Filed under Dinner, Food, Recipes

5 responses to “Moroccan Hot-Smoked Sockeye Salmon with Salsa Verde

  1. I liked your post but, I would consider using complimentary seasonings. By complimentary, I mean if you start with the Moroccan rub then you should have a sauce that builds on the structure of that sauce. The yogurt works great, but the green sauce takes the dish in another direction. I think about cooking sort of like construction where you build everything that is referential. Does that make sense?

    • That’s a great way to approach the dish, or any dish, for that matter. It’s funny that you mention this, because at the time, I was wondering if the salsa verde would work out. It was a home-roasted tomatillo sauce, not to spicy, so it ended up pairing nicely with the smoky rub – which wasn’t too spicy in and of itself. However, I wasn’t totally satisfied with the pairing. Perhaps a spicy peach salsa (similar to a chutney)? I love your comments, keep them coming!

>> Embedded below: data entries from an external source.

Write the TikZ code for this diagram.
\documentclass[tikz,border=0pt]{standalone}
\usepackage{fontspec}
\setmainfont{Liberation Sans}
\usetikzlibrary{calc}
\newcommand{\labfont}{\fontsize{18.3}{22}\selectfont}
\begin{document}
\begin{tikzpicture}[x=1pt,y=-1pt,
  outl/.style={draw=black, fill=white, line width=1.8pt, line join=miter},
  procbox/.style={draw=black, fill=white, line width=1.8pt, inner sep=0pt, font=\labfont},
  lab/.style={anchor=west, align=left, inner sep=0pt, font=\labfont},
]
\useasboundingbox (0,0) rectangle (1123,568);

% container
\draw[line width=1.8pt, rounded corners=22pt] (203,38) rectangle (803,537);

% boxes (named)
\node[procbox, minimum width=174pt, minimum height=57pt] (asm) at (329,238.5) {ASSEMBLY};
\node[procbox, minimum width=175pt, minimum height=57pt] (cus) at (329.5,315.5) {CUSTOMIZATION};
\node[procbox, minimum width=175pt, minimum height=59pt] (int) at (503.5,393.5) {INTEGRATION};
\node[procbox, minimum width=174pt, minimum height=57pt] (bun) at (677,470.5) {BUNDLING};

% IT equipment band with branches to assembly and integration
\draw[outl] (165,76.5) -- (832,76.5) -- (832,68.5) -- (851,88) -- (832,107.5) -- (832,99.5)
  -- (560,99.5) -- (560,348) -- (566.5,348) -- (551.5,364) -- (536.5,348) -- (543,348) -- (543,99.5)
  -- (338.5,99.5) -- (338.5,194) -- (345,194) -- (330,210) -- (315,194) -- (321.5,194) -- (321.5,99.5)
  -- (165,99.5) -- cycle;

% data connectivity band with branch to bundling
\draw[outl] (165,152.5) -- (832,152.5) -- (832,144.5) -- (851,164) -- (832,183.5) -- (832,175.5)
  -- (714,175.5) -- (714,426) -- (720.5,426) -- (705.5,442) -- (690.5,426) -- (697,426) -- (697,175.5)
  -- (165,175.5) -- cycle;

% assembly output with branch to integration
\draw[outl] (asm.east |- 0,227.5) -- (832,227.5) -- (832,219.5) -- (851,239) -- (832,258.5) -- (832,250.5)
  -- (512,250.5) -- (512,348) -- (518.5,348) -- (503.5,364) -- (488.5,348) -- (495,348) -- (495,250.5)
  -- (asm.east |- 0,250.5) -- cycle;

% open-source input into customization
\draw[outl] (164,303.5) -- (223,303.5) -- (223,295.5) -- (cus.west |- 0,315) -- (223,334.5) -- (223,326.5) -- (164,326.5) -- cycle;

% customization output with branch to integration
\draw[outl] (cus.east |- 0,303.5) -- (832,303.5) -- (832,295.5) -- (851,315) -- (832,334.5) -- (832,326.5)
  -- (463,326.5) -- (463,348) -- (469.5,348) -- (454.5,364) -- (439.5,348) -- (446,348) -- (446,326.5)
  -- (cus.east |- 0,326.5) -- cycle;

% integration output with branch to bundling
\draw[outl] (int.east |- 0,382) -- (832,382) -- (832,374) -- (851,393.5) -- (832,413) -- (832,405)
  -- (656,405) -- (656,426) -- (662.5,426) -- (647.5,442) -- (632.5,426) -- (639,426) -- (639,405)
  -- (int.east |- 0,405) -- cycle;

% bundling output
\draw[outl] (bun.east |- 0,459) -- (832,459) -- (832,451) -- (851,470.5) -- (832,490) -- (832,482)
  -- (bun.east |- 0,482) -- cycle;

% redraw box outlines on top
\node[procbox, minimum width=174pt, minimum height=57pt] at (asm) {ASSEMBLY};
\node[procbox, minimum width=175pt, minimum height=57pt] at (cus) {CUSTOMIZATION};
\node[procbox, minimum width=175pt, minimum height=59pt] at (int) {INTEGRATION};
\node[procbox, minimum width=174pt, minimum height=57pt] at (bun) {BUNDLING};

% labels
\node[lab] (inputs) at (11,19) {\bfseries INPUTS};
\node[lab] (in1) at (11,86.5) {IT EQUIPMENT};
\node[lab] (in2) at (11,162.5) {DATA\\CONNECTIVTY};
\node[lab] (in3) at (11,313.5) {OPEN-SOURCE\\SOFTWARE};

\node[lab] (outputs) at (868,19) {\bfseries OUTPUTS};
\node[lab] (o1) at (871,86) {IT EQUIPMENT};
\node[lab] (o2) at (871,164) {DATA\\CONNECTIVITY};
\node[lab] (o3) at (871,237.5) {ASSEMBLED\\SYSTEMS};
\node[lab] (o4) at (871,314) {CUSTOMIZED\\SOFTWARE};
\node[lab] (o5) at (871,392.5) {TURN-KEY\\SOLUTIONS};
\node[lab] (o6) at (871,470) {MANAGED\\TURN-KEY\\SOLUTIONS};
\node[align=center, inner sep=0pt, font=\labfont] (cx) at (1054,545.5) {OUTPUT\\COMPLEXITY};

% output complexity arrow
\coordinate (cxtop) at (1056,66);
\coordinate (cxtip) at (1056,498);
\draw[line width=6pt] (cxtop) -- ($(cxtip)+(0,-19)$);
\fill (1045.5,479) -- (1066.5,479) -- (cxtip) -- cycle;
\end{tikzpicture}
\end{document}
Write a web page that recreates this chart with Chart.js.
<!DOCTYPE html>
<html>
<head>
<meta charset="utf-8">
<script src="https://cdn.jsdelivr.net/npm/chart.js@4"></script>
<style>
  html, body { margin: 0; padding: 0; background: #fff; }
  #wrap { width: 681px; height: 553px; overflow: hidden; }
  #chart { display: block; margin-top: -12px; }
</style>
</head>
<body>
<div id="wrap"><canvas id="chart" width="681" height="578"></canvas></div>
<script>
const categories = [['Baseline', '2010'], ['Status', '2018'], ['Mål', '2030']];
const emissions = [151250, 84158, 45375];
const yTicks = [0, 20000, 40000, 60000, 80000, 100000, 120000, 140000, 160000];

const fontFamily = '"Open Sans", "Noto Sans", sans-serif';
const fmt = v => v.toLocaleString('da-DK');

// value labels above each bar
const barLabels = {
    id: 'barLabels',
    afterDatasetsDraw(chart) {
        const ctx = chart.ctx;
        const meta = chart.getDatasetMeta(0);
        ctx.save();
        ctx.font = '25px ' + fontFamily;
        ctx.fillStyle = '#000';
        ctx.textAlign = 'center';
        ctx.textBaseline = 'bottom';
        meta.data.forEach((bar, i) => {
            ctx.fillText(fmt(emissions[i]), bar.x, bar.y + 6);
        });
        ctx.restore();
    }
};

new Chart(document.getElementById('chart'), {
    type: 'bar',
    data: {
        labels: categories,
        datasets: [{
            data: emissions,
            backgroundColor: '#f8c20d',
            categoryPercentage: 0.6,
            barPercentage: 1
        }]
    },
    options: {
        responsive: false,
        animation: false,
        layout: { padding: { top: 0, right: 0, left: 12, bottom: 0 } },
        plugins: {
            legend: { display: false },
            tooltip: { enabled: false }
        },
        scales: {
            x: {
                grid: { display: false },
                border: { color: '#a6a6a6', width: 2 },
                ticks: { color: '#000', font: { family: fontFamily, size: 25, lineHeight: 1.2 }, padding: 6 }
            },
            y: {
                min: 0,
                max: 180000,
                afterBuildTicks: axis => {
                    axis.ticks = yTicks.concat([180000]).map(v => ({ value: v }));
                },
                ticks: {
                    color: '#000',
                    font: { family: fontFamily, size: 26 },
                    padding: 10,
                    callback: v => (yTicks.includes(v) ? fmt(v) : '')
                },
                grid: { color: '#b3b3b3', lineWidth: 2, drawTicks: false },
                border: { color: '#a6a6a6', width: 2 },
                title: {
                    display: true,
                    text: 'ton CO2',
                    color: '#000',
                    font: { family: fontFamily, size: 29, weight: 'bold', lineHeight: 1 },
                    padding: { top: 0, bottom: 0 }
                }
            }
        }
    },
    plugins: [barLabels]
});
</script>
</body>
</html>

      • Thanks. I’ve read many recent books about new cooking trends, “Ad Hoc Cooking”, “Momofuku”, etc. and there are a lot of new trailblazers moving through the culinary forest; anything goes these days. Two really big trends are the desire for encouraging locavores, meaning people using and consuming locally harvested food resources while another trend is this mixing and matching, sort of blending of various food traditions. In both instances the thought of whether something is actually healthy seems to be sidelined. It is as if now that you use locally produced and sourced foods then anything about the nutritional benefits seems to be thrown out the window. I love pork belly, but eating is eating it regularly and incorporating it into the rest of your diet might not be the best thing to do. One of the best things I have come up with is using more Coconut Oil over high heat cooking. It works better and is a very healthy alternative to any other.

      • Well put. My palate (both literal and visual) is a bit satiated by the pork belly trend. Enough already! I’ll have to try the coconut oil trick. Thanks again!